Unfehlbarkeit kommt nicht nur der Gesamtheit der Gläubigen zu, wo sie einen Konsens erzielen, sondern auch dem Lehramt (vgl. c. 748 §2). Dies stellt für Dietrich Wiederkehrer ein Problem dar. Er negiert den universell-göttlichen Wahrheitsanspruch zugunsten der Feststellung, dass auch lehramtliche Einsichten und Entscheidungen nie frei von Umwelteinflüssen und zeitgeistlichen Entwicklungen sein können (vgl. Wiederkehrer 1994: 189). Der Verdacht des Lehramtes am bloß relativen Wahrheitsgehalt des sensus fidei fidelium, der in vielen verschiedenen Wahrheitsgestalten auftritt, müsse sich auch in produktiver Weise auf sich selbst beziehen:
„Diese Partikularisierung auch der lehramtlichen Entscheidungen und Formulierungen wird erst und meist mit Widerwillen zugestanden, wenn ihre eigene schlechte Unzeitgemäßheit und ihre bewußten oder unbewußten Verblendungszusammenhänge nicht mehr zuzudecken sind“ (190).
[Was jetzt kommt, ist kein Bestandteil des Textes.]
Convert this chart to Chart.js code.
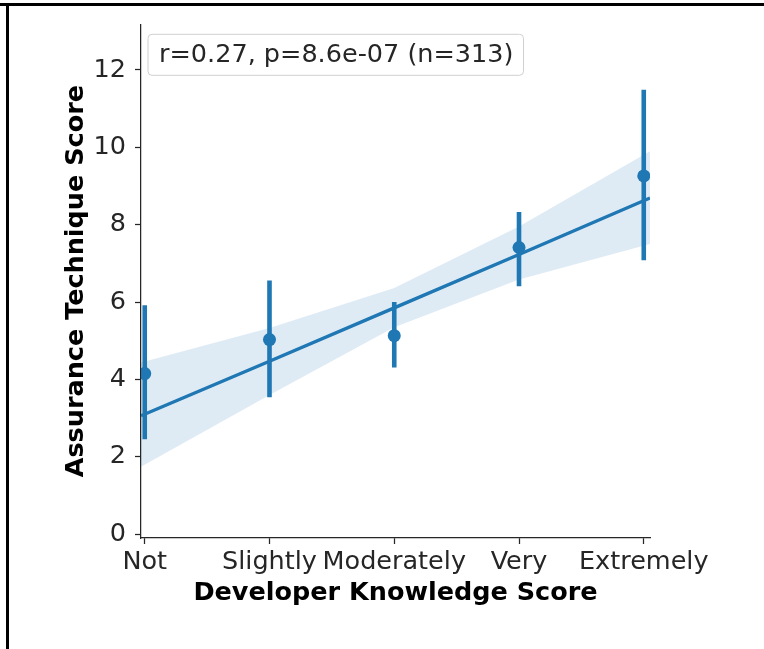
<!DOCTYPE html>
<html>
<head>
<meta charset="utf-8">
<script src="https://cdn.jsdelivr.net/npm/chart.js@4.4.1/dist/chart.umd.min.js"></script>
<style>
  html, body { margin: 0; padding: 0; background: #fff; }
  #wrap { position: relative; width: 764px; height: 649px; overflow: hidden; }
  #frameTop { position: absolute; left: 0; top: 3px; width: 764px; height: 3px; background: #000; }
  #frameLeft { position: absolute; left: 6px; top: 3px; width: 3px; height: 646px; background: #000; }
  canvas { position: absolute; left: 0; top: 0; }
</style>
</head>
<body>
<div id="wrap">
  <canvas id="chart" width="764" height="649"></canvas>
  <div id="frameTop"></div>
  <div id="frameLeft"></div>
</div>
<script>
// Knowledge levels on the x axis
const categories = ['Not', 'Slightly', 'Moderately', 'Very', 'Extremely'];
// Mean assurance score per level, with its 95% interval
const meanScore = [4.15, 5.03, 5.13, 7.41, 9.26];
const ciLow = [2.45, 3.54, 4.31, 6.41, 7.08];
const ciHigh = [5.92, 6.56, 6.00, 8.33, 11.49];
// Linear fit and its confidence band
const fitX = [-0.03, 1, 2, 3, 4.05];
const fitLine = [3.06, 4.47, 5.85, 7.23, 8.69];
const bandLow = [1.74, 3.60, 5.35, 6.58, 7.50];
const bandHigh = [4.44, 5.33, 6.36, 7.95, 9.90];
// Axis ticks
const yTicks = [0, 2, 4, 6, 8, 10, 12];
const xTicks = [0, 1, 2, 3, 4];
const statsLabel = 'r=0.27, p=8.6e-07 (n=313)';

const BLUE = '#1f77b4';
const INK = '#262626';
const FONT = "'DejaVu Sans', sans-serif";

const pts = (xs, ys) => xs.map((x, i) => ({ x: x, y: ys[i] }));

const datasets = [
  {
    data: pts(fitX, bandHigh), showLine: true, borderWidth: 0, borderColor: 'transparent',
    pointRadius: 0, fill: false, order: 10
  },
  {
    data: pts(fitX, bandLow), showLine: true, borderWidth: 0, borderColor: 'transparent',
    pointRadius: 0, fill: '-1', backgroundColor: 'rgba(31,119,180,0.15)', order: 9
  },
  {
    data: pts(fitX, fitLine), showLine: true, borderWidth: 3.4, borderColor: BLUE,
    pointRadius: 0, fill: false, order: 5
  }
];
categories.forEach((c, i) => {
  datasets.push({
    data: [{ x: i, y: ciLow[i] }, { x: i, y: ciHigh[i] }],
    showLine: true, borderWidth: 4.6, borderColor: BLUE, borderCapStyle: 'butt',
    pointRadius: 0, fill: false, order: 2
  });
});
datasets.push({
  data: pts(xTicks, meanScore), showLine: false, pointRadius: 6.5,
  pointBackgroundColor: BLUE, pointBorderWidth: 0, order: 1
});

// Correlation summary box in the upper-left corner of the plot
const statsBox = {
  id: 'statsBox',
  afterDatasetsDraw(chart) {
    const { ctx, chartArea } = chart;
    ctx.save();
    ctx.font = '25.5px ' + FONT;
    const tw = ctx.measureText(statsLabel).width;
    const x = chartArea.left + 7, y = chartArea.top + 10;
    const w = tw + 21, h = 41, r = 4;
    ctx.beginPath();
    ctx.moveTo(x + r, y);
    ctx.arcTo(x + w, y, x + w, y + h, r);
    ctx.arcTo(x + w, y + h, x, y + h, r);
    ctx.arcTo(x, y + h, x, y, r);
    ctx.arcTo(x, y, x + w, y, r);
    ctx.closePath();
    ctx.fillStyle = 'rgba(255,255,255,0.8)';
    ctx.fill();
    ctx.strokeStyle = '#d0d0d0';
    ctx.lineWidth = 1;
    ctx.stroke();
    ctx.fillStyle = INK;
    ctx.textBaseline = 'middle';
    ctx.textAlign = 'left';
    ctx.fillText(statsLabel, x + 11, y + h / 2 + 1);
    ctx.restore();
  }
};

new Chart(document.getElementById('chart'), {
  type: 'scatter',
  data: { datasets: datasets },
  options: {
    responsive: false,
    animation: false,
    events: [],
    layout: { padding: { left: 0, top: 20, right: 114, bottom: 0 } },
    plugins: { legend: { display: false }, tooltip: { enabled: false } },
    scales: {
      x: {
        type: 'linear', min: -0.03, max: 4.05,
        afterBuildTicks: s => { s.ticks = xTicks.map(v => ({ value: v })); },
        afterFit: s => { s.height = 111; },
        ticks: {
          autoSkip: false, maxRotation: 0, padding: 3, color: INK,
          font: { family: FONT, size: 25.5 },
          callback: v => categories[v]
        },
        grid: { drawOnChartArea: false, drawTicks: true, tickLength: 6, tickWidth: 1.25, tickColor: INK },
        border: { display: true, color: INK, width: 1.25 },
        title: {
          display: true, text: 'Developer Knowledge Score', color: '#000',
          font: { family: FONT, size: 25.5, weight: 'bold' },
          padding: { top: 0, bottom: 40.7 }
        }
      },
      y: {
        type: 'linear', min: -0.1, max: 13.18,
        afterBuildTicks: s => { s.ticks = yTicks.map(v => ({ value: v })); },
        afterFit: s => { s.width = 141; },
        ticks: { padding: 9, color: INK, font: { family: FONT, size: 25.5 } },
        grid: { drawOnChartArea: false, drawTicks: true, tickLength: 6, tickWidth: 1.25, tickColor: INK },
        border: { display: true, color: INK, width: 1.25 },
        title: {
          display: true, text: 'Assurance Technique Score', color: '#000',
          font: { family: FONT, size: 25.5, weight: 'bold' },
          padding: { top: 60.7, bottom: 0 }
        }
      }
    }
  },
  plugins: [statsBox]
});
</script>
</body>
</html>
Mit Walter Benjamin kann man hier von einem „Zeitkern“ (Benjamin 1982: 578) der Wahrheit sprechen. Neben den selbstevidenten Anspruch der Universalität der Wahrheit in der Verkündung lehramtlicher Einsichten, tritt der unbedingte Wille nach Konsens und Harmonie. Auch hier sei eine Relativierung dieser beiden Ansprüche produktiv für das Lehramt, um den latenten Zweifel gegenüber dem sensus fidei fidelium vermindern. Nur dort, wo Dissens über Glaubensfragen zugelassen wird, ohne schismatische Vorwürfe geltend zu machen, könne die Wahrheitspolitik eine egalitäre und produktive Wendung erfahren.
2.2 Resümee: Konkurrenten oder Partner?
An dieser Stelle lässt sich resümieren, dass zwischen Lehramt und Glaubenssinn, je nach Interpretation, ein zumindest ambivalentes Verhältnis erwächst. Wie beschrieben holte erst das II. Vatikanische Konzil den übernatürlichen Glaubenssinn aller Gläubigen aus der historischen Versenkung, wobei die expliziten Äußerungen im Lumen Gentium interpretationsoffen bleiben. Gleichzeitig wurde der Glaubenssinn hierbei unter die epistemologischen Fittiche des Lehramts gestellt, wodurch seine Kompetenz und seine Autonomie stark beschnitten wurde. In der nachkonziliaren lehramtlichen Rezeption des sensus fidei wird immer wieder das reziproke Verhältnis dieser beiden Quellen der Glaubenswahrheit betont. Jedoch muss eindeutig festgestellt werden, dass in der Wahrheitspolitik der Kirche das Primat des amtlichen Lehramtes unangetastet bleibt. Dies ist nur folgerichtig, wenn man die Notwendigkeit der Unterscheidung der Geister akzeptiert. Während die Laien gewissermaßen zu Gehorsam in Glaubensfragen durch das Lehramt gezwungen werden, gibt es keinerlei Obligationen gegenüber dem Klerus den sensus fidei fidelium anzuhören. Das Verhältnis ist auf vielen Ebene eine Einbahnstraße, obwohl es genügend Gründe und dogmatisch ermöglichte Reformen gebe, um die Laien und Ihren Glaubenssinn stärker in die Wahrheitspolitik der Kirche einzubinden (vgl. Wijlens 2022: 439). Wie geht nun der Gesetzgeber mit dieser Ambivalenz um?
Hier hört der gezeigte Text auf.